Plus, so many delightful rabbit holes. I’ve learned so much about the worlds of sled dogs, agricultural inspection, the publishing world, and most recently the absolute shitshow of a Telenovela that the British royal family has descended into.
Maybe because I don’t engage all that much or maybe just by luck I still don’t find myself getting served up all the RW cranks and trolls (except now in the blue check comments). But I’m definitely noticing more and more great accounts shifting away, and all in different directions.
All the best to your Mom Matt. And to everyone we love who is poorly. Aging is for the birds.
Matt I'm sorry so many people around you are having such a hard time. I hope that your Mom's procedure and the outcome are better than what is expected.
?? Do you *need* to get a job where you make <$15/hr ???
I was making more than that at Belk and I don't really want to go too far backward in terms of salary. I am looking at things that have $14 in their salary range but I don't want to go back to making less than that, especially since a lot of the listings are like $10-$12 and I'm not getting paid that little.
Askye, I think she meant that it would be reasonable to look at jobs where you'd be making more than 15 an hour
was never a super regular user of Twitter but it gave me a way to interact with a lot more diverse set of people than I ever would have in real life. And I learned a lot of cool stuff.
Exactly!! Thank you Erika and Brenda and Laura and meara for chiming in; I actually felt a little self-conscious about writing so much about another online place in this online place! Thanks for putting up with me!
I feel so strongly that $15 should be the federal minimum wage, and I hope your next job is something you enjoy and pays you well, askye. (I recently spent a few hours on a site that compares wages and inflation for the last several decades and was blown away that the minimum wage I made at Eddie Bauer when I was 18 was basically like $16 now when adjusted for inflation!) So everyone who thinks $15 is too much for a federal minimum wage can suck it.

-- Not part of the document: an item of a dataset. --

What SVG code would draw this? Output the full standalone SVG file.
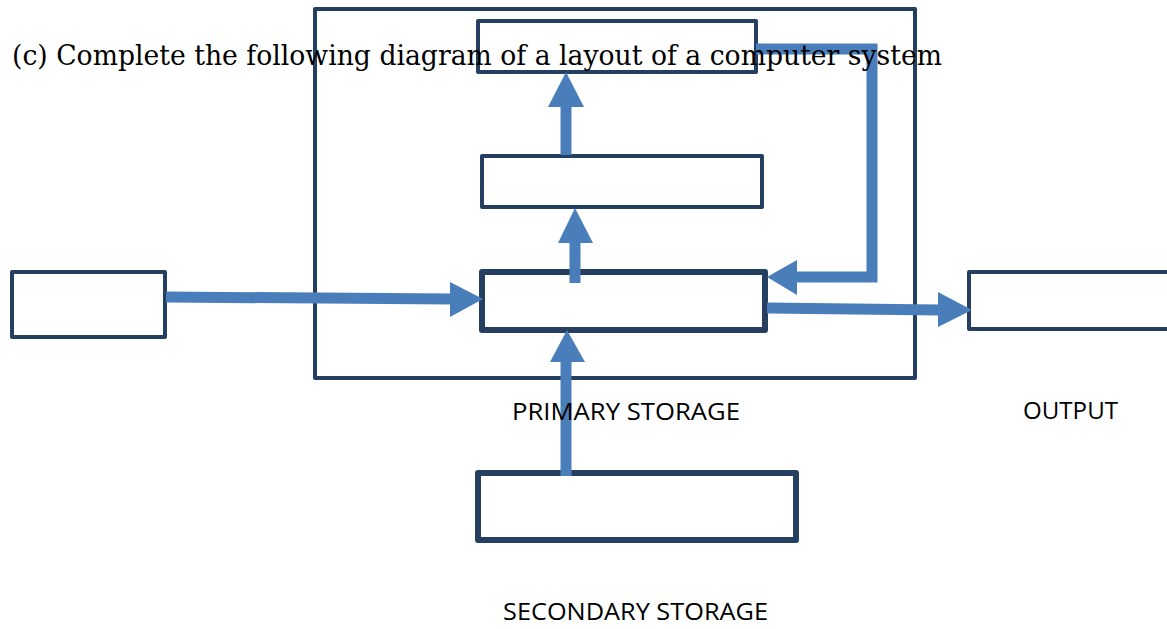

Matt, it’s really hard to be at the age where we just know a lot of people who have health problems, and I think most of us have hit that age. It sucks. It’s really hard. I always say that aging is the absolute worst reward for having survived.
Laura one day I want to visit your Otter Lake place. It looks so peaceful.
Timelies all!
The weekend with Mr. S went pretty well(other than him waking us up at 6 Saturday morning). No meltdowns at bedtime(although he didn't get to sleep before 10 either night. We need to work on that for when he gets discharged)
Yesterday was rather unpleasant, weather-wise. Didn't help that our ac wasn't working very well.(As in, the fan was working, but we weren't getting cool air.) Amazingly enough, turning the ac off for a bit, then turning it back on rebooted it, and by 3 am it was cool enough to get under the covers. Also, the power went out for a bit in the afternoon.(thunderstorms) Much more pleasant today.